PROBLEM:
Starting at the top of the listing, extract every line up to and including the one with "import seaborn as sns". Pictures stay out of the copy.

DATA BLOCK:
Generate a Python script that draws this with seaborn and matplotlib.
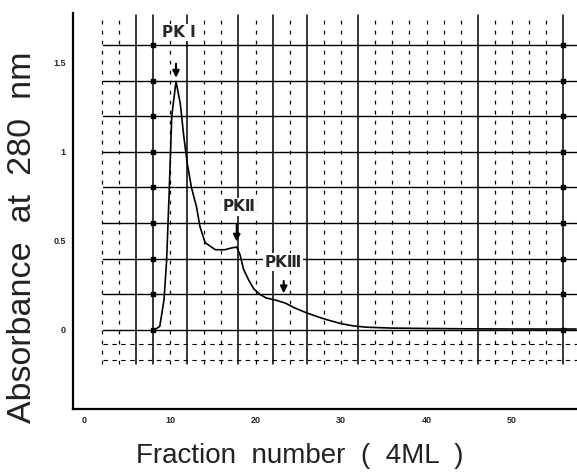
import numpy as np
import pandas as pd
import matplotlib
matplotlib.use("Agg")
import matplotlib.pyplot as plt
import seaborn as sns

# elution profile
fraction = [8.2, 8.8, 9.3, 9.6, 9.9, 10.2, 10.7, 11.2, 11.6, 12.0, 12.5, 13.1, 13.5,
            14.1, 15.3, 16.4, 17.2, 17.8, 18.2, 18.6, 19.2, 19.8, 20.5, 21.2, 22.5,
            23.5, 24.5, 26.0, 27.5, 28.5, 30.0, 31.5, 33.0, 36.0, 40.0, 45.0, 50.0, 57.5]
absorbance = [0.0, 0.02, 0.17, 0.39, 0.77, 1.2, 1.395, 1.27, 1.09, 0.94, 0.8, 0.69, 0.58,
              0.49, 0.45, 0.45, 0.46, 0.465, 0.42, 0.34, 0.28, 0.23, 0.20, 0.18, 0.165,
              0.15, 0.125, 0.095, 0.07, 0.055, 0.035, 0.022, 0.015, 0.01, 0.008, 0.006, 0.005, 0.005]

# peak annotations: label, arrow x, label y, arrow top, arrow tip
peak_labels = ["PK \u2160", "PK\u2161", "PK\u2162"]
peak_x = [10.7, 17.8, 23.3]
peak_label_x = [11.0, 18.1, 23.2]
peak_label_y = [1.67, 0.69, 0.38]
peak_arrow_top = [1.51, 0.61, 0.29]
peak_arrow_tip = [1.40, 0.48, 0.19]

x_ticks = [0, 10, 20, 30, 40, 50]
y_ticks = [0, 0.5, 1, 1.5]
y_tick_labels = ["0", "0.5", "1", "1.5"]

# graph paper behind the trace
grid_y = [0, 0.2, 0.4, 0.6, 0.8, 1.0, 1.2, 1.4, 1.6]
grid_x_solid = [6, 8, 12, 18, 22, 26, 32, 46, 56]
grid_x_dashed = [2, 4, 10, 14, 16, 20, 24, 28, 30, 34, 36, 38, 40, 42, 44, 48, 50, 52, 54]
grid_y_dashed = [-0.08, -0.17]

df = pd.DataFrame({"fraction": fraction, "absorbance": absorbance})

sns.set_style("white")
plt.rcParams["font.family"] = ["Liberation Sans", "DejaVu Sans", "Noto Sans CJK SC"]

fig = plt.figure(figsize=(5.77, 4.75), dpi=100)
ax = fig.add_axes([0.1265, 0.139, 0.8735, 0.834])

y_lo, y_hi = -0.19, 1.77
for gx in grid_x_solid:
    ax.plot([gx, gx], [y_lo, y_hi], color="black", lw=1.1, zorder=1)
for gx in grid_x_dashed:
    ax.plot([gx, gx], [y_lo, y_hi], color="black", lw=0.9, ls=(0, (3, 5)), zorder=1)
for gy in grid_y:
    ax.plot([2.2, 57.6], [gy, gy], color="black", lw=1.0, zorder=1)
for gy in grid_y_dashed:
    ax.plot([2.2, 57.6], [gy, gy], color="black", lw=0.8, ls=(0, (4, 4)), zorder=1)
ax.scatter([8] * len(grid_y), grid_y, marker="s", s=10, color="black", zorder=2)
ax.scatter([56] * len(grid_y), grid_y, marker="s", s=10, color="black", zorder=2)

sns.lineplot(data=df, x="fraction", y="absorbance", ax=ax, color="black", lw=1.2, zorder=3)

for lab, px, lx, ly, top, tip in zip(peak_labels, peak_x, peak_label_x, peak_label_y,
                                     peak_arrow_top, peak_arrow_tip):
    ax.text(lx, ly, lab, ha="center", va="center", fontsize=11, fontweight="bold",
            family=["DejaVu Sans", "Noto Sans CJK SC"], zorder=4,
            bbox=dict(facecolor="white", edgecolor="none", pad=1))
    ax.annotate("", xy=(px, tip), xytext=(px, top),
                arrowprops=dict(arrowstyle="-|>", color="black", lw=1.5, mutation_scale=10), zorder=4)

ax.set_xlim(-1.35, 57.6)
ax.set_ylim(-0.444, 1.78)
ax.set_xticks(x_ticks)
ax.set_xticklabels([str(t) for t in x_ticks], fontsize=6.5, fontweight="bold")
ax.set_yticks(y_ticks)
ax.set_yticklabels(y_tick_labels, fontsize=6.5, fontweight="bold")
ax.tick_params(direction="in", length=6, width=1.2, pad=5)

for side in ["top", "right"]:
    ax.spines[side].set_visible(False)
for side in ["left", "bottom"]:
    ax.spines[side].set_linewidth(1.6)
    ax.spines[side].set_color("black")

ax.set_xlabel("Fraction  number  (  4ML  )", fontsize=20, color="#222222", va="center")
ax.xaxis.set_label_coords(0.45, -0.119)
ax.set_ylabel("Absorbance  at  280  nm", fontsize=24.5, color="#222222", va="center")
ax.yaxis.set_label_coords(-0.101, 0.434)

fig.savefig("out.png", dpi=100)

SOLUTION TO THIS PROBLEM:
Generate a Python script that draws this with seaborn and matplotlib.
import numpy as np
import pandas as pd
import matplotlib
matplotlib.use("Agg")
import matplotlib.pyplot as plt
import seaborn as sns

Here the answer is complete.